* AIM *
Exactly reproduce the lines that run from the one containing "Rebuild this diagram" through the one containing "(o) -- (xend);", ends included, with no pictures.

--- BEGIN RECORDS FOR PROCESSING ---

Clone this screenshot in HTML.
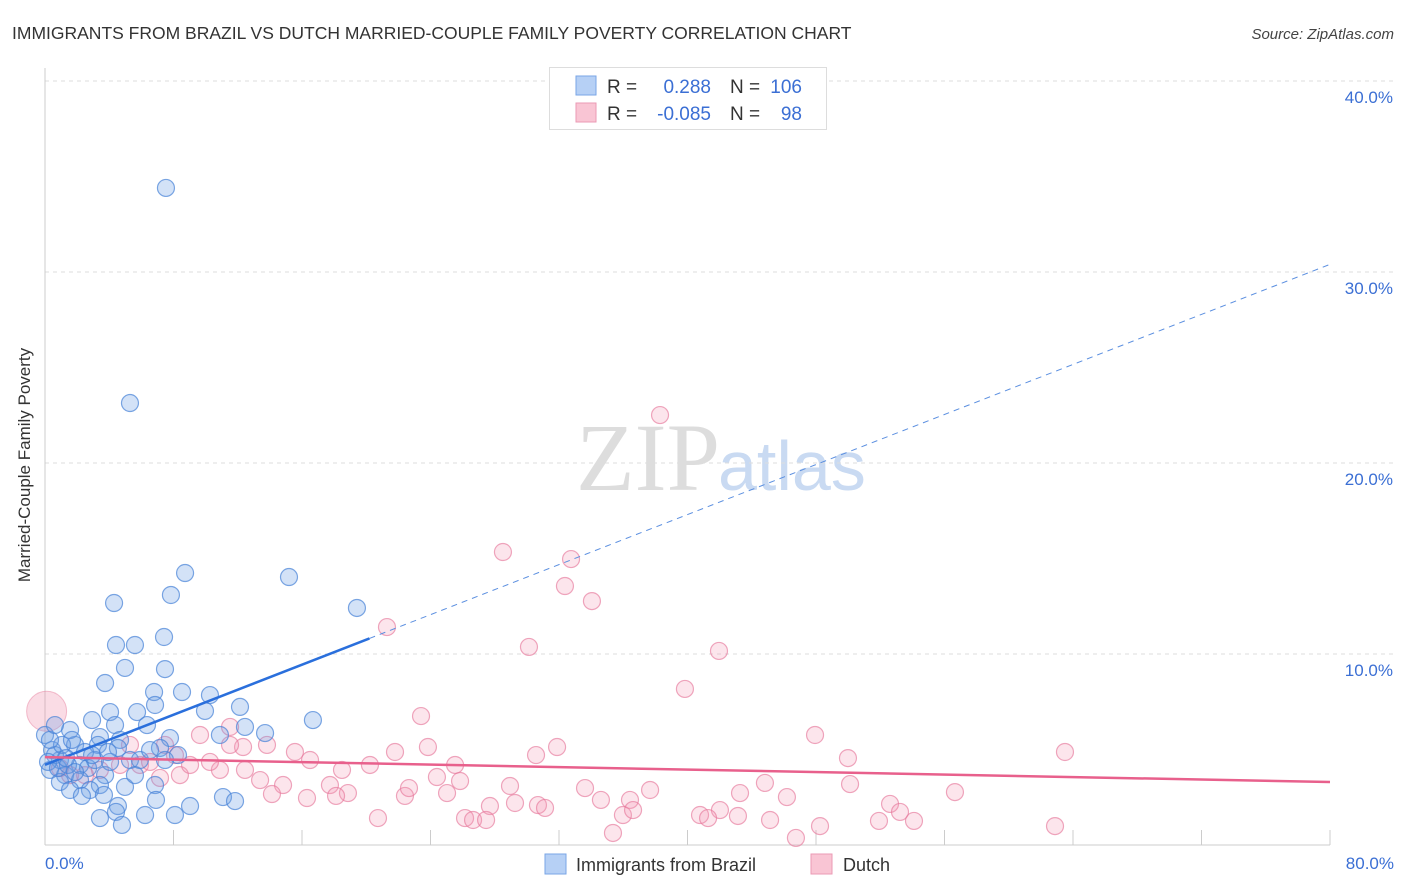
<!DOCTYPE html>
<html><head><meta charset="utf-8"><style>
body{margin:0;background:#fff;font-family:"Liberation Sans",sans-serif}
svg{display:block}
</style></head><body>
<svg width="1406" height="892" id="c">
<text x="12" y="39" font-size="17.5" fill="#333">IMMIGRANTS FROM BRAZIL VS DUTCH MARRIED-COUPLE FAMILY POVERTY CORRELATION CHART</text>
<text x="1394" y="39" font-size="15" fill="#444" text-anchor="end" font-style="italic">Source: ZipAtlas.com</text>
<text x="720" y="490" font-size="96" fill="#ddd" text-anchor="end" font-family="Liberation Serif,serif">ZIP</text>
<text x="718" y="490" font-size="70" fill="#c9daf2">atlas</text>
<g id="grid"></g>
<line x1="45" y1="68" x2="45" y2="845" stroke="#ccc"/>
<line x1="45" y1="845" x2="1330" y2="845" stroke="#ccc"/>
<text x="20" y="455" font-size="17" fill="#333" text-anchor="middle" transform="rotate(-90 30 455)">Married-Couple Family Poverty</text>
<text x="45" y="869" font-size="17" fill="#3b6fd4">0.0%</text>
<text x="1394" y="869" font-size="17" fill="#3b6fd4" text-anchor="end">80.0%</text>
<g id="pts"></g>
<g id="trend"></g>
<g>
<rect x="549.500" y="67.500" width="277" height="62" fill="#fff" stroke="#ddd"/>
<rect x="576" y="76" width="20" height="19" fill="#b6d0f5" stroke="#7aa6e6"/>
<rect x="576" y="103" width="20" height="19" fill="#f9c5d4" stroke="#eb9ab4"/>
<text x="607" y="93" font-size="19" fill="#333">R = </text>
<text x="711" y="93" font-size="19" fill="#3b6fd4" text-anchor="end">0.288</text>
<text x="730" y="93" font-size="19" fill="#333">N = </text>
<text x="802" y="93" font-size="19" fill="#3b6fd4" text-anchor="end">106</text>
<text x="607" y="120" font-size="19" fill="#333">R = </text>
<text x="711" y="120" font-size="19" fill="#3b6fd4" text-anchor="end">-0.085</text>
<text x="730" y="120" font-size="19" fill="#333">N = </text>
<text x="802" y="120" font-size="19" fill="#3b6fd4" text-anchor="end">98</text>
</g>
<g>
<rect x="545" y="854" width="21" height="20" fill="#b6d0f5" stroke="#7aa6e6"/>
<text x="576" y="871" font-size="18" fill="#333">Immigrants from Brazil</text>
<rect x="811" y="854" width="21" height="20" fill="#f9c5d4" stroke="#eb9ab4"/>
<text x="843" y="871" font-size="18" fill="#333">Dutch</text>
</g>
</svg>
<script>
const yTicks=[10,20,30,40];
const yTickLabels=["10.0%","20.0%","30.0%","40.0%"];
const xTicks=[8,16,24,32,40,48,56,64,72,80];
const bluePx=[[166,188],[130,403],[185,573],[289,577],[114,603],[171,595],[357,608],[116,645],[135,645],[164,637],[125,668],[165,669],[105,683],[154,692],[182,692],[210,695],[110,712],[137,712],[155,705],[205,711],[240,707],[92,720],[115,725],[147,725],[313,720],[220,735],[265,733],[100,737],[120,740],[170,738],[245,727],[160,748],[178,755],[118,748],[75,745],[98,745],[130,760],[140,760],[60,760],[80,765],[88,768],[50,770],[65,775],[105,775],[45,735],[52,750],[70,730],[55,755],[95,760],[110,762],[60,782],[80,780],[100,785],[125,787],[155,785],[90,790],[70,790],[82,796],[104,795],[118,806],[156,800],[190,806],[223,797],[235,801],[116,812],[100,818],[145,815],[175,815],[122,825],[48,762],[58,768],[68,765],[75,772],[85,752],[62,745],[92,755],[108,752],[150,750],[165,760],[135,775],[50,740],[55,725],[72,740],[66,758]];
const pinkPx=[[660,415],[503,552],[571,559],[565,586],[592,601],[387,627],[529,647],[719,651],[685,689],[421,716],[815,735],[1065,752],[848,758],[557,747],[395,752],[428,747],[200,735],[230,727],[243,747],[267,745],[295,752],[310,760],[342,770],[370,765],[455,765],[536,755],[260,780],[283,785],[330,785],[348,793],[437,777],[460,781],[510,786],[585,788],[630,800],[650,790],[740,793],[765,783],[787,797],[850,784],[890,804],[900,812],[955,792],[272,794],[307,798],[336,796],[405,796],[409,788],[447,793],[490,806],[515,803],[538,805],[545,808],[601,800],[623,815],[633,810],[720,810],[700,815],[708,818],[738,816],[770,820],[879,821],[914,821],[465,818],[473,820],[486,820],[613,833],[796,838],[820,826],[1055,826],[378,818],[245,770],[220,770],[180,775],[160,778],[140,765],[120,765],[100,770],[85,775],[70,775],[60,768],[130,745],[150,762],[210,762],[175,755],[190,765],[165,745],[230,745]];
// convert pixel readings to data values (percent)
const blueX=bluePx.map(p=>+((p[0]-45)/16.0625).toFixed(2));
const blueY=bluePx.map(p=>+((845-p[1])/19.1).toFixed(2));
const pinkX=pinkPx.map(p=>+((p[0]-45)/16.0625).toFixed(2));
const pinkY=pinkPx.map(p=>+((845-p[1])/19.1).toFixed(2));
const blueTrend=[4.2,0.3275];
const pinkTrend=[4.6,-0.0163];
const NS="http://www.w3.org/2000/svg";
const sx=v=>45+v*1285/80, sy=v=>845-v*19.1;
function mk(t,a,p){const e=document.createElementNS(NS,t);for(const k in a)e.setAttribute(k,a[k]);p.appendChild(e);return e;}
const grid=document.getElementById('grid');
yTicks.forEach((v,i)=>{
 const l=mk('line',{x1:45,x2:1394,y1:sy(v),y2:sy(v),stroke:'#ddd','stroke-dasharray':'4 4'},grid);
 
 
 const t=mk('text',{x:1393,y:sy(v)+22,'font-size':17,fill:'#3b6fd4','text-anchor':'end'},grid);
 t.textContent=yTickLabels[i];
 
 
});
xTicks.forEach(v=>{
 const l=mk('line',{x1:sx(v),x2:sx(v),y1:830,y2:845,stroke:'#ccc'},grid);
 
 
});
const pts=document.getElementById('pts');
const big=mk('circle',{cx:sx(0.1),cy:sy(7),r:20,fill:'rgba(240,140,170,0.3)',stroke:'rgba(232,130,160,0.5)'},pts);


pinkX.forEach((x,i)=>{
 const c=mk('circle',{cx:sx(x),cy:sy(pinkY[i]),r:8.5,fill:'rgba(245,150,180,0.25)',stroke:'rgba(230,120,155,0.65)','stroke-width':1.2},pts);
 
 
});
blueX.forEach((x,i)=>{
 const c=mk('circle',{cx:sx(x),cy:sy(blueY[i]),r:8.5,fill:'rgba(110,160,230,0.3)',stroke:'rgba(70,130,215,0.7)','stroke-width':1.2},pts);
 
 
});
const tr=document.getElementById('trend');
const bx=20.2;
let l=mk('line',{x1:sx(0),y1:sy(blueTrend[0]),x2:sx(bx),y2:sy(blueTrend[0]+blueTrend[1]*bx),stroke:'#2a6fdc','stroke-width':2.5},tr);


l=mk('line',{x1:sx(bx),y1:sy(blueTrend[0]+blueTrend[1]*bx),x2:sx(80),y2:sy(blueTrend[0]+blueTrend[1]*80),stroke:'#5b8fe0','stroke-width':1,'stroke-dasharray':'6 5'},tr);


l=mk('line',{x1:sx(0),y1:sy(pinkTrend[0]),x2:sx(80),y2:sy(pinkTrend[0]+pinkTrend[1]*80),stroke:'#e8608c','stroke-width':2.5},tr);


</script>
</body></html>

--- END RECORDS FOR PROCESSING ---
--- BEGIN RECORDS FOR PROCESSING ---

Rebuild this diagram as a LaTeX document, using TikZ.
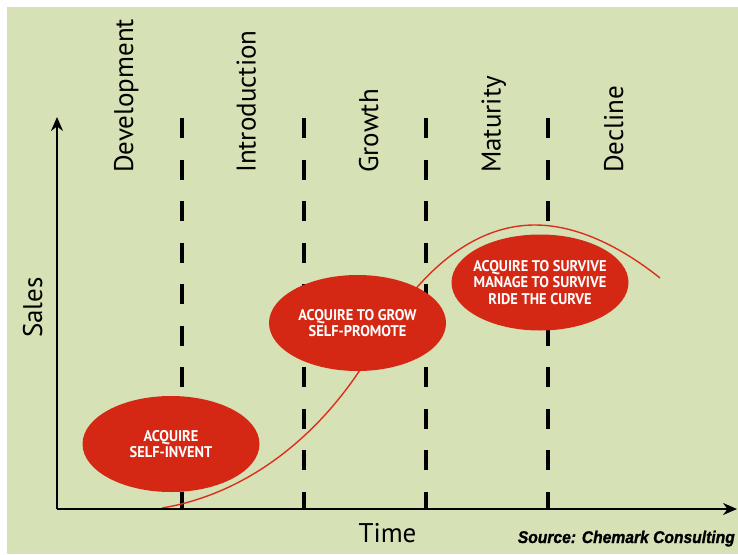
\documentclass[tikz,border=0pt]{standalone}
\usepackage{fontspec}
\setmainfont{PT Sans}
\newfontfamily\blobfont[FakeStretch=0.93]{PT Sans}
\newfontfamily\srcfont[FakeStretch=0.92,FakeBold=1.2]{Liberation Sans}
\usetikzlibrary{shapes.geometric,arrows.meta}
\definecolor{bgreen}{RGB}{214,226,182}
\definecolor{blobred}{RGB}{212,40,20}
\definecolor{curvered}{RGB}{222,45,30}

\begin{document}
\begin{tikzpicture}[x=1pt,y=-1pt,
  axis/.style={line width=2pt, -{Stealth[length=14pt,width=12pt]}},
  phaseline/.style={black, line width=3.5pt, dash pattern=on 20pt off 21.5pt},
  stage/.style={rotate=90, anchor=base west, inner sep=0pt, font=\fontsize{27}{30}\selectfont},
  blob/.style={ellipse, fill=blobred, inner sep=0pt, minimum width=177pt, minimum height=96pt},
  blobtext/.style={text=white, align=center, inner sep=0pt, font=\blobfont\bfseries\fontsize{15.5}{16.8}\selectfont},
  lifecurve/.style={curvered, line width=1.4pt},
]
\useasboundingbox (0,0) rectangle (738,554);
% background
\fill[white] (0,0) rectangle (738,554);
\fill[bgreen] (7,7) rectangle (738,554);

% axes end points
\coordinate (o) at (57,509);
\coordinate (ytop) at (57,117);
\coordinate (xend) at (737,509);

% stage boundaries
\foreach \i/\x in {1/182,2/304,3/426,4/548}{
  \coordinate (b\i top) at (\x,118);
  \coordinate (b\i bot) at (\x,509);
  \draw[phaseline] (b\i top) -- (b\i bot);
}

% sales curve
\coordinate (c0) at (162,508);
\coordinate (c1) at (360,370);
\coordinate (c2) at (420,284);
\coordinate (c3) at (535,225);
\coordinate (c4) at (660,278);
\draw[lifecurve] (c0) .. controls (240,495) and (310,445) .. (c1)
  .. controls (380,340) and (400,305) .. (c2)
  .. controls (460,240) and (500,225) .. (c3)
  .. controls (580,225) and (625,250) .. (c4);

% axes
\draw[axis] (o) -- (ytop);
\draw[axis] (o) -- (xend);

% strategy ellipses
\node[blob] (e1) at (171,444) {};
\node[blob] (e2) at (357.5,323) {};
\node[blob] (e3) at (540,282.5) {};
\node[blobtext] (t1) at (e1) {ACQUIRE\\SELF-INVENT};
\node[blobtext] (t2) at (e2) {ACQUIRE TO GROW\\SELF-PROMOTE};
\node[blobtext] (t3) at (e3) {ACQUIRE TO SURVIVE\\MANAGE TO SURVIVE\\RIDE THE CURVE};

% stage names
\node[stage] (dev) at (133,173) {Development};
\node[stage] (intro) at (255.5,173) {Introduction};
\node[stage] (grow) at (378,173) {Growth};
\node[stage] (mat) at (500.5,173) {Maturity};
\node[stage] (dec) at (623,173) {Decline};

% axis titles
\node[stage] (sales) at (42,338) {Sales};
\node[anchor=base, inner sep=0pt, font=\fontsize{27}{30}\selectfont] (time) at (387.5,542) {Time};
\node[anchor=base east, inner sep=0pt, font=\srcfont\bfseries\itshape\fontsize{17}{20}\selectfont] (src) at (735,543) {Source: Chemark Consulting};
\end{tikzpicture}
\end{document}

--- END RECORDS FOR PROCESSING ---
--- BEGIN RECORDS FOR PROCESSING ---

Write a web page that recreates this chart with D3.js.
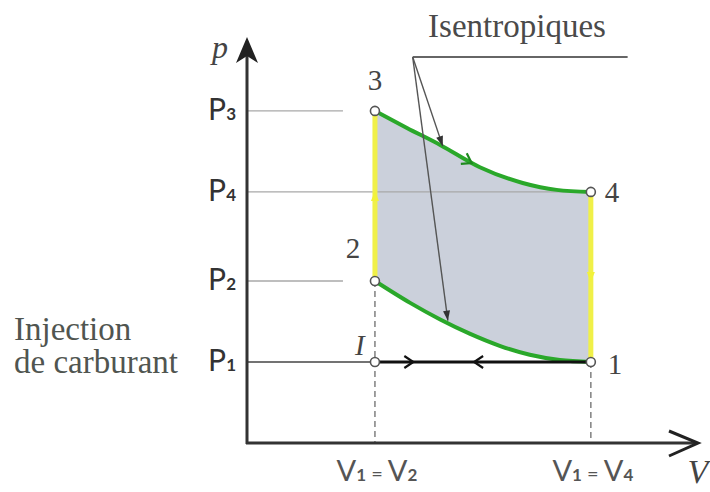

--- END RECORDS FOR PROCESSING ---

* TASK OUTPUT *
Rebuild this diagram as a LaTeX document, using TikZ.
\documentclass[tikz,border=0pt]{standalone}
\usepackage{fontspec}
\setmainfont{PT Sans}
\newfontfamily\blobfont[FakeStretch=0.93]{PT Sans}
\newfontfamily\srcfont[FakeStretch=0.92,FakeBold=1.2]{Liberation Sans}
\usetikzlibrary{shapes.geometric,arrows.meta}
\definecolor{bgreen}{RGB}{214,226,182}
\definecolor{blobred}{RGB}{212,40,20}
\definecolor{curvered}{RGB}{222,45,30}

\begin{document}
\begin{tikzpicture}[x=1pt,y=-1pt,
  axis/.style={line width=2pt, -{Stealth[length=14pt,width=12pt]}},
  phaseline/.style={black, line width=3.5pt, dash pattern=on 20pt off 21.5pt},
  stage/.style={rotate=90, anchor=base west, inner sep=0pt, font=\fontsize{27}{30}\selectfont},
  blob/.style={ellipse, fill=blobred, inner sep=0pt, minimum width=177pt, minimum height=96pt},
  blobtext/.style={text=white, align=center, inner sep=0pt, font=\blobfont\bfseries\fontsize{15.5}{16.8}\selectfont},
  lifecurve/.style={curvered, line width=1.4pt},
]
\useasboundingbox (0,0) rectangle (738,554);
% background
\fill[white] (0,0) rectangle (738,554);
\fill[bgreen] (7,7) rectangle (738,554);

% axes end points
\coordinate (o) at (57,509);
\coordinate (ytop) at (57,117);
\coordinate (xend) at (737,509);

% stage boundaries
\foreach \i/\x in {1/182,2/304,3/426,4/548}{
  \coordinate (b\i top) at (\x,118);
  \coordinate (b\i bot) at (\x,509);
  \draw[phaseline] (b\i top) -- (b\i bot);
}

% sales curve
\coordinate (c0) at (162,508);
\coordinate (c1) at (360,370);
\coordinate (c2) at (420,284);
\coordinate (c3) at (535,225);
\coordinate (c4) at (660,278);
\draw[lifecurve] (c0) .. controls (240,495) and (310,445) .. (c1)
  .. controls (380,340) and (400,305) .. (c2)
  .. controls (460,240) and (500,225) .. (c3)
  .. controls (580,225) and (625,250) .. (c4);

% axes
\draw[axis] (o) -- (ytop);
\draw[axis] (o) -- (xend);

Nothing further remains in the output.